Leave out the pictures and repeat everything else in the records exactly.

+ + + + + + +

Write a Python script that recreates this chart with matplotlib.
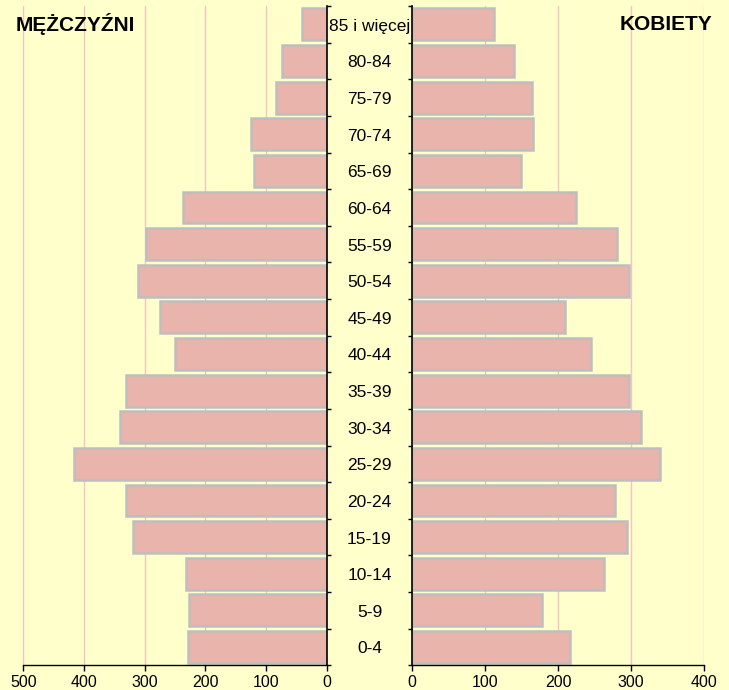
import matplotlib
matplotlib.use("Agg")
import matplotlib.pyplot as plt
import matplotlib.transforms as mtransforms

plt.rcParams['font.family'] = ['Liberation Sans', 'DejaVu Sans']

categories = ["0-4", "5-9", "10-14", "15-19", "20-24", "25-29", "30-34", "35-39",
              "40-44", "45-49", "50-54", "55-59", "60-64", "65-69", "70-74",
              "75-79", "80-84", "85 i więcej"]
men = [229, 227, 232, 320, 330, 417, 341, 330, 250, 274, 311, 297, 237, 119, 124, 84, 74, 40]
women = [216, 178, 263, 295, 278, 340, 313, 297, 245, 210, 297, 280, 225, 149, 166, 164, 140, 113]
men_ticks = [500, 400, 300, 200, 100, 0]
women_ticks = [0, 100, 200, 300, 400]

bg = "#FFFFCC"
bar_fc = "#E8B4AC"
bar_ec = "#BEBEBE"
grid_c = "#F2C4C4"

W, H = 729, 690
fig = plt.figure(figsize=(W / 100, H / 100), dpi=100, facecolor=bg)

bottom = 1 - 665.3 / H
height = 659.3 / H
axL = fig.add_axes([23.3 / W, bottom, (326.7 - 23.3) / W, height])
axR = fig.add_axes([411.7 / W, bottom, (704.3 - 411.7) / W, height])

ypos = list(range(len(categories)))

for ax, vals, ticks in ((axL, men, men_ticks), (axR, women, women_ticks)):
    ax.set_facecolor(bg)
    ax.barh(ypos, vals, height=0.87, color=bar_fc, edgecolor=bar_ec, linewidth=1.8, zorder=2)
    ax.set_ylim(-0.5, len(categories) - 0.5)
    ax.set_xticks(ticks)
    ax.set_xticklabels([str(t) for t in ticks], fontsize=11.5)
    ax.tick_params(axis='x', direction='out', length=4, width=1, colors='black', pad=3)
    ax.grid(axis='x', color=grid_c, linewidth=1, zorder=0)
    ax.set_axisbelow(True)
    ax.spines['top'].set_visible(False)
    ax.spines['bottom'].set_color('black')
    ax.spines['bottom'].set_linewidth(1)
    boundaries = [i - 0.5 for i in range(len(categories) + 1)]
    ax.set_yticks(boundaries)
    ax.set_yticklabels([])

axL.set_xlim(500, 0)
axL.spines['left'].set_visible(False)
axL.spines['right'].set_color('black')
axL.spines['right'].set_linewidth(1.2)
axL.yaxis.tick_right()
axL.tick_params(axis='y', direction='out', length=3, width=1, colors='black')

axR.set_xlim(0, 400)
axR.spines['right'].set_visible(False)
axR.spines['left'].set_color('black')
axR.spines['left'].set_linewidth(1.2)
axR.yaxis.tick_left()
axR.tick_params(axis='y', direction='out', length=3, width=1, colors='black')

trans = mtransforms.blended_transform_factory(fig.transFigure, axL.transData) + \
    mtransforms.ScaledTranslation(0, -2 / 100, fig.dpi_scale_trans)
for y, lab in zip(ypos, categories):
    fig.text(369.5 / W, y, lab, transform=trans, ha='center', va='center',
             fontsize=12.5, color='black')

fig.text(16 / W, 1 - 24 / H, "MĘŻCZYŹNI", ha='left', va='center',
         fontsize=15, fontweight='bold', color='black')
fig.text(712 / W, 1 - 24 / H, "KOBIETY", ha='right', va='center',
         fontsize=15, fontweight='bold', color='black')

fig.savefig("out.png", dpi=100, facecolor=bg)
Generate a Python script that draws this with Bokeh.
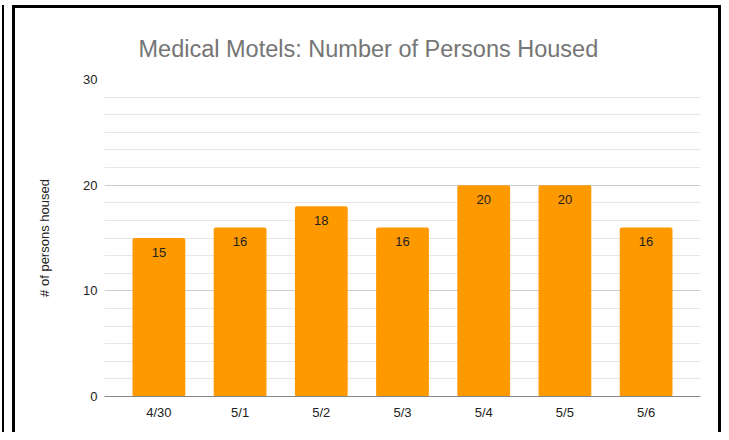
from bokeh.plotting import figure
from bokeh.models import ColumnDataSource, FixedTicker, Range1d, FactorRange
from bokeh.core.properties import value
from bokeh.embed import file_html
from bokeh.resources import INLINE

dates = ["4/30", "5/1", "5/2", "5/3", "5/4", "5/5", "5/6"]
persons = [15, 16, 18, 16, 20, 20, 16]
y_ticks = [0, 10, 20, 30]

src = ColumnDataSource(dict(date=dates, n=persons, lab=[str(v) for v in persons]))

p = figure(
    x_range=FactorRange(factors=dates, range_padding=0.17, range_padding_units="absolute"),
    y_range=Range1d(0, 30),
    width=703, height=424,
    min_border_left=89, min_border_right=24, min_border_top=71, min_border_bottom=39,
    output_backend="svg", toolbar_location=None,
    title="Medical Motels: Number of Persons Housed",
)
p.styles = {
    "box-sizing": "content-box",
    "margin-left": "12px", "margin-top": "5px",
    "border-left": "3px solid black", "border-top": "3px solid black",
    "border-right": "3px solid black",
    "box-shadow": "-8px 0 0 0 white, -10px 0 0 0 black",
}

p.title.align = "left"
p.title.offset = 34
p.title.standoff = 36
p.title.text_font = "Liberation Sans"
p.title.text_font_size = "23.5px"
p.title.text_font_style = "normal"
p.title.text_color = "#757575"

p.vbar(x="date", top="n", width=0.65, source=src, color="#ff9900", line_color=None,
       border_radius=2)
p.text(x="date", y="n", text="lab", source=src, text_align="center", text_baseline="middle",
       y_offset=14, text_font=value("Liberation Sans"), text_font_size="13px", text_color="#222222")

p.outline_line_color = None
p.background_fill_color = "white"
p.border_fill_color = "white"

p.yaxis.ticker = FixedTicker(ticks=y_ticks, minor_ticks=[i * 10 / 6 for i in range(19)])
p.yaxis.axis_line_color = None
p.yaxis.major_tick_line_color = None
p.yaxis.minor_tick_line_color = None
p.yaxis.major_tick_out = 0
p.yaxis.minor_tick_out = 0
p.yaxis.major_label_text_font = "Liberation Sans"
p.yaxis.major_label_text_font_size = "13px"
p.yaxis.major_label_text_color = "#222222"
p.yaxis.major_label_standoff = 7
p.yaxis.axis_label = "# of persons housed"
p.yaxis.axis_label_text_font = "Liberation Sans"
p.yaxis.axis_label_text_font_size = "13px"
p.yaxis.axis_label_text_font_style = "normal"
p.yaxis.axis_label_text_color = "#222222"
p.yaxis.axis_label_standoff = 28

p.xaxis.axis_line_color = "#888888"
p.xaxis.major_tick_line_color = None
p.xaxis.minor_tick_line_color = None
p.xaxis.major_tick_out = 0
p.xaxis.minor_tick_out = 0
p.xaxis.major_label_text_font = "Liberation Sans"
p.xaxis.major_label_text_font_size = "13px"
p.xaxis.major_label_text_color = "#222222"
p.xaxis.major_label_standoff = 8

p.xgrid.grid_line_color = None
p.ygrid.grid_line_color = "#cccccc"
p.ygrid.minor_grid_line_color = "#e6e6e6"

open("out.html", "w").write(file_html(p, INLINE))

+ + + + + + +

Result for this task:
Write a Python script that recreates this chart with matplotlib.
import matplotlib
matplotlib.use("Agg")
import matplotlib.pyplot as plt
import matplotlib.transforms as mtransforms

plt.rcParams['font.family'] = ['Liberation Sans', 'DejaVu Sans']

categories = ["0-4", "5-9", "10-14", "15-19", "20-24", "25-29", "30-34", "35-39",
              "40-44", "45-49", "50-54", "55-59", "60-64", "65-69", "70-74",
              "75-79", "80-84", "85 i więcej"]
men = [229, 227, 232, 320, 330, 417, 341, 330, 250, 274, 311, 297, 237, 119, 124, 84, 74, 40]
women = [216, 178, 263, 295, 278, 340, 313, 297, 245, 210, 297, 280, 225, 149, 166, 164, 140, 113]
men_ticks = [500, 400, 300, 200, 100, 0]
women_ticks = [0, 100, 200, 300, 400]

bg = "#FFFFCC"
bar_fc = "#E8B4AC"
bar_ec = "#BEBEBE"
grid_c = "#F2C4C4"

W, H = 729, 690
fig = plt.figure(figsize=(W / 100, H / 100), dpi=100, facecolor=bg)

bottom = 1 - 665.3 / H
height = 659.3 / H
axL = fig.add_axes([23.3 / W, bottom, (326.7 - 23.3) / W, height])
axR = fig.add_axes([411.7 / W, bottom, (704.3 - 411.7) / W, height])

ypos = list(range(len(categories)))

for ax, vals, ticks in ((axL, men, men_ticks), (axR, women, women_ticks)):
    ax.set_facecolor(bg)
    ax.barh(ypos, vals, height=0.87, color=bar_fc, edgecolor=bar_ec, linewidth=1.8, zorder=2)
    ax.set_ylim(-0.5, len(categories) - 0.5)
    ax.set_xticks(ticks)
    ax.set_xticklabels([str(t) for t in ticks], fontsize=11.5)
    ax.tick_params(axis='x', direction='out', length=4, width=1, colors='black', pad=3)
    ax.grid(axis='x', color=grid_c, linewidth=1, zorder=0)
    ax.set_axisbelow(True)
    ax.spines['top'].set_visible(False)
    ax.spines['bottom'].set_color('black')
    ax.spines['bottom'].set_linewidth(1)
    boundaries = [i - 0.5 for i in range(len(categories) + 1)]
    ax.set_yticks(boundaries)
    ax.set_yticklabels([])

axL.set_xlim(500, 0)
axL.spines['left'].set_visible(False)
axL.spines['right'].set_color('black')
axL.spines['right'].set_linewidth(1.2)
axL.yaxis.tick_right()
axL.tick_params(axis='y', direction='out', length=3, width=1, colors='black')

axR.set_xlim(0, 400)
axR.spines['right'].set_visible(False)
axR.spines['left'].set_color('black')
axR.spines['left'].set_linewidth(1.2)
axR.yaxis.tick_left()
axR.tick_params(axis='y', direction='out', length=3, width=1, colors='black')

trans = mtransforms.blended_transform_factory(fig.transFigure, axL.transData) + \
    mtransforms.ScaledTranslation(0, -2 / 100, fig.dpi_scale_trans)
for y, lab in zip(ypos, categories):
    fig.text(369.5 / W, y, lab, transform=trans, ha='center', va='center',
             fontsize=12.5, color='black')

fig.text(16 / W, 1 - 24 / H, "MĘŻCZYŹNI", ha='left', va='center',
         fontsize=15, fontweight='bold', color='black')
fig.text(712 / W, 1 - 24 / H, "KOBIETY", ha='right', va='center',
         fontsize=15, fontweight='bold', color='black')

fig.savefig("out.png", dpi=100, facecolor=bg)
Generate a Python script that draws this with Bokeh.
from bokeh.plotting import figure
from bokeh.models import ColumnDataSource, FixedTicker, Range1d, FactorRange
from bokeh.core.properties import value
from bokeh.embed import file_html
from bokeh.resources import INLINE

dates = ["4/30", "5/1", "5/2", "5/3", "5/4", "5/5", "5/6"]
persons = [15, 16, 18, 16, 20, 20, 16]
y_ticks = [0, 10, 20, 30]

src = ColumnDataSource(dict(date=dates, n=persons, lab=[str(v) for v in persons]))

p = figure(
    x_range=FactorRange(factors=dates, range_padding=0.17, range_padding_units="absolute"),
    y_range=Range1d(0, 30),
    width=703, height=424,
    min_border_left=89, min_border_right=24, min_border_top=71, min_border_bottom=39,
    output_backend="svg", toolbar_location=None,
    title="Medical Motels: Number of Persons Housed",
)
p.styles = {
    "box-sizing": "content-box",
    "margin-left": "12px", "margin-top": "5px",
    "border-left": "3px solid black", "border-top": "3px solid black",
    "border-right": "3px solid black",
    "box-shadow": "-8px 0 0 0 white, -10px 0 0 0 black",
}

p.title.align = "left"
p.title.offset = 34
p.title.standoff = 36
p.title.text_font = "Liberation Sans"
p.title.text_font_size = "23.5px"
p.title.text_font_style = "normal"
p.title.text_color = "#757575"

p.vbar(x="date", top="n", width=0.65, source=src, color="#ff9900", line_color=None,
       border_radius=2)
p.text(x="date", y="n", text="lab", source=src, text_align="center", text_baseline="middle",
       y_offset=14, text_font=value("Liberation Sans"), text_font_size="13px", text_color="#222222")

p.outline_line_color = None
p.background_fill_color = "white"
p.border_fill_color = "white"

p.yaxis.ticker = FixedTicker(ticks=y_ticks, minor_ticks=[i * 10 / 6 for i in range(19)])
p.yaxis.axis_line_color = None
p.yaxis.major_tick_line_color = None
p.yaxis.minor_tick_line_color = None
p.yaxis.major_tick_out = 0
p.yaxis.minor_tick_out = 0
p.yaxis.major_label_text_font = "Liberation Sans"
p.yaxis.major_label_text_font_size = "13px"
p.yaxis.major_label_text_color = "#222222"
p.yaxis.major_label_standoff = 7
p.yaxis.axis_label = "# of persons housed"
p.yaxis.axis_label_text_font = "Liberation Sans"
p.yaxis.axis_label_text_font_size = "13px"
p.yaxis.axis_label_text_font_style = "normal"
p.yaxis.axis_label_text_color = "#222222"
p.yaxis.axis_label_standoff = 28

p.xaxis.axis_line_color = "#888888"
p.xaxis.major_tick_line_color = None
p.xaxis.minor_tick_line_color = None
p.xaxis.major_tick_out = 0
p.xaxis.minor_tick_out = 0
p.xaxis.major_label_text_font = "Liberation Sans"
p.xaxis.major_label_text_font_size = "13px"
p.xaxis.major_label_text_color = "#222222"
p.xaxis.major_label_standoff = 8

p.xgrid.grid_line_color = None
p.ygrid.grid_line_color = "#cccccc"
p.ygrid.minor_grid_line_color = "#e6e6e6"

open("out.html", "w").write(file_html(p, INLINE))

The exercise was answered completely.